HMICFRS found that the force must improve collection of information regarding crimes affecting identifiable groups within communities.

Protected characteristics, such as gender, sexuality, disability, ethnicity, religion and age do not necessarily increase the vulnerability of an individual to the risk of crime. However, it is important that the force records information regarding the characteristics of victims of crime to identify any patterns which may exist between different community groups and their vulnerability to (or their relative likelihood to report) different types of crime.

We found the force routinely records information on the age, gender and ethnicity of victims in most cases, but information on the disability, religion, and sexual orientation of victims is not routinely recorded, unless it is a feature of the crime itself.

So long as the force fails to record such information, it will be unable to understand clearly whether its crime-recording decisions are consistent across different community groups. This is, therefore, an area for improvement.

Officer and staff survey

We conducted a survey of officers and staff in Nottinghamshire Police of their experience of crime-recording. Some 316 respondents completed the survey. We were pleased to find that the vast majority of respondents understood the crime-recording process and believed that the chief officer team clearly communicates the need for ethical crime recording. Just over half the respondents understood the changes made by the force since our 2014 inspection, and improvement in the force’s approach to crime-recording.

How well does the force demonstrate the leadership and culture necessary to meet the national standards for crime recording?

graded good

Overall, we found good leadership from senior officers regarding crime-recording expectations, and an approach among most officers and staff that places the victim at the forefront of their crime-recording decisions.

The force has a comprehensive crime data integrity (CDI) audit plan and the FCR believes there will be sufficient capacity in the new NCRS compliance team to improve crime recording across the force.

The FCR has access to and feels fully supported by the chief officer responsible for CDI, who in turn provides governance and oversight of CDI through an information management board. At these meetings issues relating to CDI, including the results of crime audits, are shared with senior staff. They in turn follow up any further actions as required. CDI-related messages are also shared with officers and staff by the force corporate communications department. This means that lessons learned are shared across the force and identified risks to the quality of CDI are mitigated.

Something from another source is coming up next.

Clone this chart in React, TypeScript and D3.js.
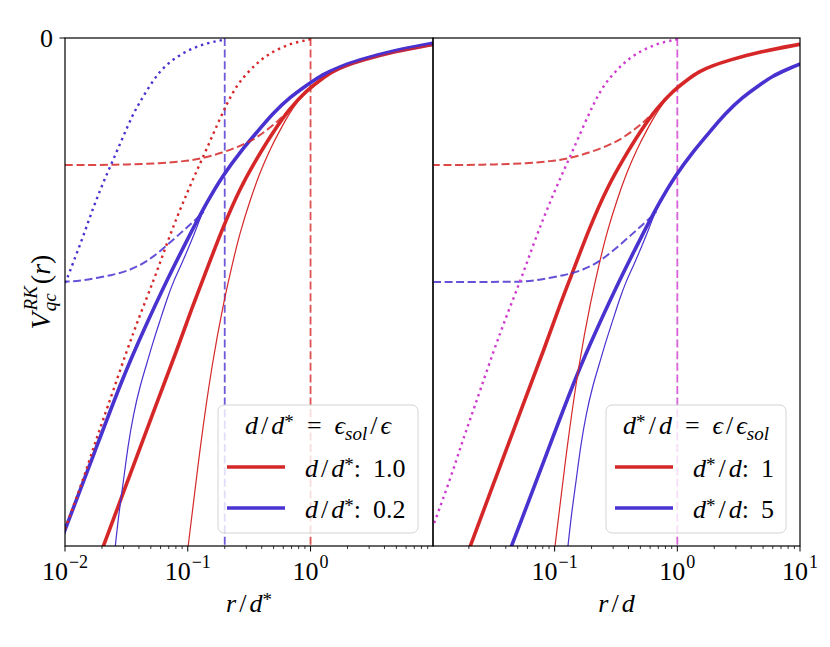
import * as d3 from "d3";

type Pt = [number, number];

// x: r/d* (the blue curves are d/d* = 0.2), y: V in units where the frame bottom is -4
const redThick: Pt[] = [
  [0.0186, -4.11], [0.0204, -4.01], [0.0326, -3.48], [0.0521, -2.953], [0.0834, -2.433],
  [0.1104, -2.102], [0.1332, -1.9], [0.194, -1.485], [0.2668, -1.181], [0.367, -0.945],
  [0.4956, -0.74], [0.6821, -0.551], [0.938, -0.409], [1.197, -0.331], [1.528, -0.26],
  [1.914, -0.22], [2.585, -0.177], [4.8, -0.106], [9.79, -0.051], [10, -0.05],
];
const redThin: Pt[] = [
  [0.098, -4.1], [0.1006, -4.008], [0.1259, -3.22], [0.1578, -2.559], [0.1976, -2.063],
  [0.2296, -1.787], [0.2668, -1.528], [0.3219, -1.276], [0.3883, -1.055], [0.4685, -0.874],
  [0.5651, -0.724], [0.6821, -0.583], [0.8228, -0.472], [1.011, -0.402], [1.197, -0.331],
  [1.528, -0.26], [1.914, -0.22], [2.585, -0.177], [4.8, -0.106], [10, -0.05],
];
const redDashed: Pt[] = [
  [0.01, -1.0], [0.0193, -1.0], [0.032, -0.996], [0.0594, -0.988], [0.0951, -0.969],
  [0.1259, -0.953], [0.194, -0.902], [0.2668, -0.85], [0.3404, -0.803], [0.4429, -0.724],
  [0.5342, -0.661], [0.6448, -0.583], [0.735, -0.52],
];
const redDotted: Pt[] = [
  [0.01, -3.866], [0.01058, -3.803], [0.01402, -3.48], [0.01789, -3.165], [0.0204, -3.008],
  [0.02461, -2.78], [0.032, -2.457], [0.0408, -2.181], [0.04635, -2.047], [0.05117, -1.937],
  [0.05621, -1.835], [0.0678, -1.614], [0.0818, -1.409], [0.0987, -1.22], [0.1191, -1.039],
  [0.1437, -0.866], [0.1733, -0.685], [0.2091, -0.512], [0.2522, -0.37], [0.3042, -0.276],
  [0.367, -0.197], [0.4429, -0.134], [0.5651, -0.079], [0.7213, -0.039], [0.938, -0.016],
  [1.0, -0.01],
];
const blueThick: Pt[] = [
  [0.00845, -4.055], [0.00887, -4.005], [0.01, -3.874], [0.01756, -3.252], [0.02964, -2.669],
  [0.04487, -2.276], [0.06767, -1.906], [0.0969, -1.606], [0.1434, -1.289], [0.194, -1.079],
  [0.2668, -0.898], [0.367, -0.74], [0.4956, -0.591], [0.6821, -0.465], [0.938, -0.37],
  [1.197, -0.299], [1.528, -0.252], [1.988, -0.205], [2.585, -0.169], [4.8, -0.098],
  [9.79, -0.043], [10, -0.042],
];
const blueThin: Pt[] = [
  [0.02536, -4.047], [0.02566, -4.006], [0.02754, -3.732], [0.03003, -3.48], [0.03261, -3.205],
  [0.03622, -2.955], [0.0408, -2.74], [0.04651, -2.561], [0.0521, -2.394], [0.0597, -2.22],
  [0.06767, -2.055], [0.07673, -1.913], [0.08688, -1.803], [0.1117, -1.559], [0.1305, -1.378],
  [0.1519, -1.26], [0.194, -1.08], [0.2668, -0.899], [0.367, -0.741], [0.4956, -0.592],
  [0.6821, -0.466], [0.938, -0.371], [1.197, -0.3], [1.528, -0.253], [1.988, -0.206],
  [2.585, -0.17], [4.8, -0.099], [10, -0.043],
];
const blueDashed: Pt[] = [
  [0.00204, -1.921], [0.01, -1.921], [0.0133, -1.913], [0.02489, -1.866], [0.034, -1.827],
  [0.04651, -1.761], [0.06362, -1.656], [0.08688, -1.538], [0.1117, -1.446], [0.1348, -1.368],
];
const blueDotted: Pt[] = [
  [0.01, -1.929], [0.01038, -1.898], [0.01162, -1.772], [0.01402, -1.567], [0.01691, -1.339],
  [0.0204, -1.142], [0.02461, -0.961], [0.0297, -0.78], [0.0358, -0.598], [0.0408, -0.504],
  [0.0493, -0.37], [0.0594, -0.26], [0.0759, -0.165], [0.1044, -0.087], [0.1437, -0.039],
  [0.2014, -0.012],
];

// right panel is plotted against r/d, and d*/d = 5 for the blue set
const dStarOverD = 5;
const leftRatios = ["1.0", "0.2"];
const rightRatios = ["1", "5"];
const leftVlines = [0.2, 1];
const rightVlines = [1];

const RED = "#d62728";
const BLUE = "#4832d0";
const MAGENTA = "#d03ad0";
const FONT = "Liberation Serif, DejaVu Serif, serif";

const TOP = 38;
const BOTTOM = 546;
const y = d3.scaleLinear().domain([-4, 0]).range([BOTTOM, TOP]);

type Series = { data: Pt[]; color: string; kind: "thick" | "thin" | "dashed" | "dotted" };

const styleOf: Record<string, { w: number; dash?: string; op: number }> = {
  thick: { w: 3.6, op: 1 },
  thin: { w: 1.2, op: 1 },
  dashed: { w: 2, dash: "8 3.6", op: 0.85 },
  dotted: { w: 2.4, dash: "2.4 4", op: 1 },
};

function Panel({ id, x0, x1, domain, labels, series, vlines, xlabel }: {
  id: string; x0: number; x1: number; domain: [number, number]; labels: number[];
  series: Series[]; vlines: { v: number; color: string }[]; xlabel: JSX.Element;
}) {
  const x = d3.scaleLog().domain(domain).range([x0, x1]);
  const line = d3.line<Pt>().x((d) => x(d[0])).y((d) => y(d[1])).curve(d3.curveBasis);
  const minor: number[] = [];
  for (let k = -3; k <= 1; k++) {
    for (let m = 2; m <= 9; m++) {
      const v = m * Math.pow(10, k);
      if (v >= domain[0] && v <= domain[1]) minor.push(v);
    }
  }
  return (
    <g>
      <defs>
        <clipPath id={id}>
          <rect x={x0} y={TOP} width={x1 - x0} height={BOTTOM - TOP} />
        </clipPath>
      </defs>
      <g clipPath={`url(#${id})`}>
        {vlines.map((l, i) => (
          <line key={i} x1={x(l.v)} x2={x(l.v)} y1={TOP} y2={BOTTOM} stroke={l.color}
            strokeWidth={1.8} strokeDasharray="8 3.6" opacity={0.8} />
        ))}
        {series.map((s, i) => {
          const st = styleOf[s.kind];
          return (
            <path key={i} d={line(s.data) ?? ""} fill="none" stroke={s.color}
              strokeWidth={st.w} strokeDasharray={st.dash} opacity={st.op} />
          );
        })}
      </g>
      <rect x={x0} y={TOP} width={x1 - x0} height={BOTTOM - TOP} fill="none" stroke="#000" strokeWidth={1.2} />
      {minor.map((v, i) => (
        <line key={i} x1={x(v)} x2={x(v)} y1={BOTTOM} y2={BOTTOM + 3} stroke="#000" strokeWidth={0.8} />
      ))}
      {labels.map((v, i) => (
        <g key={i}>
          <line x1={x(v)} x2={x(v)} y1={BOTTOM} y2={BOTTOM + 5.5} stroke="#000" strokeWidth={1} />
          <text x={x(v)} y={580} textAnchor="middle" fontSize={26} fontFamily={FONT}>
            10<tspan dy={-12} dx={1} fontSize={18}>{v < 1 ? "\u2212" + Math.round(-Math.log10(v)) : String(Math.round(Math.log10(v)))}</tspan>
          </text>
        </g>
      ))}
      <text x={(x0 + x1) / 2} y={612} textAnchor="middle" fontSize={26} fontFamily={FONT}>{xlabel}</text>
    </g>
  );
}

function Legend({ x0, x1, title, entries, textX }: {
  x0: number; x1: number; title: JSX.Element; entries: { color: string; label: JSX.Element }[]; textX: number;
}) {
  return (
    <g fontFamily={FONT} fontSize={26}>
      <rect x={x0} y={405} width={x1 - x0} height={128} rx={6} fill="#fff" fillOpacity={0.8}
        stroke="#d4d4d4" strokeWidth={1} />
      <text x={(x0 + x1) / 2} y={434} textAnchor="middle">{title}</text>
      {entries.map((e, i) => (
        <g key={i}>
          <line x1={x0 + 9} x2={x0 + 67} y1={467 + i * 41} y2={467 + i * 41} stroke={e.color} strokeWidth={3.6} />
          <text x={textX} y={477 + i * 41}>{e.label}</text>
        </g>
      ))}
    </g>
  );
}

const I = ({ t, dx }: { t: string; dx?: number }) => <tspan fontStyle="italic" dx={dx}>{t}</tspan>;
const Slash = () => <tspan dx={3}>/</tspan>;
const Star = () => (
  <>
    <tspan dy={-6} fontSize={19}>*</tspan>
    <tspan dy={6} fontSize={1}>{"\u200a"}</tspan>
  </>
);

export default function App() {
  const scaleR = (pts: Pt[]): Pt[] => pts.map(([r, v]) => [r * dStarOverD, v]);
  const leftSeries: Series[] = [
    { data: redThick, color: RED, kind: "thick" },
    { data: blueThick, color: BLUE, kind: "thick" },
    { data: redThin, color: RED, kind: "thin" },
    { data: blueThin, color: BLUE, kind: "thin" },
    { data: redDashed, color: RED, kind: "dashed" },
    { data: blueDashed, color: BLUE, kind: "dashed" },
    { data: redDotted, color: RED, kind: "dotted" },
    { data: blueDotted, color: BLUE, kind: "dotted" },
  ];
  const rightSeries: Series[] = [
    { data: redThick, color: RED, kind: "thick" },
    { data: scaleR(blueThick), color: BLUE, kind: "thick" },
    { data: redThin, color: RED, kind: "thin" },
    { data: scaleR(blueThin), color: BLUE, kind: "thin" },
    { data: redDashed, color: RED, kind: "dashed" },
    { data: scaleR(blueDashed), color: BLUE, kind: "dashed" },
    { data: redDotted, color: MAGENTA, kind: "dotted" },
  ];
  return (
    <svg width={830} height={647} style={{ position: "absolute", left: 0, top: 0, background: "#fff" }}>
      <Panel id="clipL" x0={65} x1={433} domain={[0.01, 9.94]} labels={[0.01, 0.1, 1]}
        series={leftSeries}
        vlines={[{ v: leftVlines[0], color: BLUE }, { v: leftVlines[1], color: RED }]}
        xlabel={<><I t="r" /><Slash /><I t="d" dx={3} /><Star /></>} />
      <Panel id="clipR" x0={433} x1={800} domain={[0.0102, 10]} labels={[0.1, 1, 10]}
        series={rightSeries}
        vlines={[{ v: rightVlines[0], color: MAGENTA }]}
        xlabel={<><I t="r" /><Slash /><I t="d" dx={3} /></>} />
      {/* y axis: single tick at 0 */}
      <line x1={59.5} x2={65} y1={TOP} y2={TOP} stroke="#000" strokeWidth={1} />
      <text x={53} y={TOP + 9} textAnchor="end" fontSize={26} fontFamily={FONT}>0</text>
      <text transform="translate(50,292) rotate(-90)" textAnchor="middle" fontSize={28} fontFamily={FONT}>
        <I t="V" />
        <tspan fontStyle="italic" fontSize={19} dy={6} dx={1}>qc</tspan>
        <tspan fontStyle="italic" fontSize={19} dx={-17} dy={-19}>RK</tspan>
        <tspan dy={13} dx={2}>(</tspan><I t="r" />)
      </text>
      <Legend x0={218} x1={418} textX={305}
        title={<><I t="d" /><Slash /><I t="d" dx={3} /><Star /><tspan dx={13}>=</tspan>
          <tspan dx={13} fontStyle="italic">ϵ</tspan><tspan fontStyle="italic" fontSize={19} dy={6}>sol</tspan>
          <tspan dy={-6} dx={3}>/</tspan><I t="ϵ" dx={3} /></>}
        entries={leftRatios.map((r, i) => ({
          color: i === 0 ? RED : BLUE,
          label: <><I t="d" /><Slash /><I t="d" dx={3} /><Star /><tspan>:</tspan><tspan dx={12}>{r}</tspan></>,
        }))} />
      <Legend x0={606} x1={786} textX={693}
        title={<><I t="d" /><Star /><Slash /><I t="d" dx={3} /><tspan dx={13}>=</tspan>
          <tspan dx={13} fontStyle="italic">ϵ</tspan><Slash /><I t="ϵ" dx={3} /><tspan fontStyle="italic" fontSize={19} dy={6}>sol</tspan></>}
        entries={rightRatios.map((r, i) => ({
          color: i === 0 ? RED : BLUE,
          label: <><I t="d" /><Star /><Slash /><I t="d" dx={3} /><tspan>:</tspan><tspan dx={12}>{r}</tspan></>,
        }))} />
    </svg>
  );
}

The force recognises that there is a lack of accountability for crime-recording decisions at a local level and is addressing this in conjunction with a force-wide data quality campaign. In addition, the Office of the Police and Crime Commissioner has recently commissioned a leadership programme aimed at sergeants and above. This will include information as to their responsibilities in regard to crime recording. This is welcome.

The force has implemented all of the local recommendations made in our 2014 report and has also made good progress against a national action plan developed to improve crime recording and which all forces have been asked to implement.


Nottinghamshire Police has made progress in its crime-recording processes since 2014. It continues to work on further improvements, particularly in recording accurate details for victims of violent crime, including domestic abuse.

HMICFRS welcomes the continuing efforts of the force to address the remaining gaps in the crime-recording arrangements identified in this inspection.

What next?

HMICFRS expects the force to make progress implementing recommendations and areas for improvement we make in this report. We will monitor this progress.

The force, as with all police forces, may be subject to a further unannounced crime data integrity inspection at any time.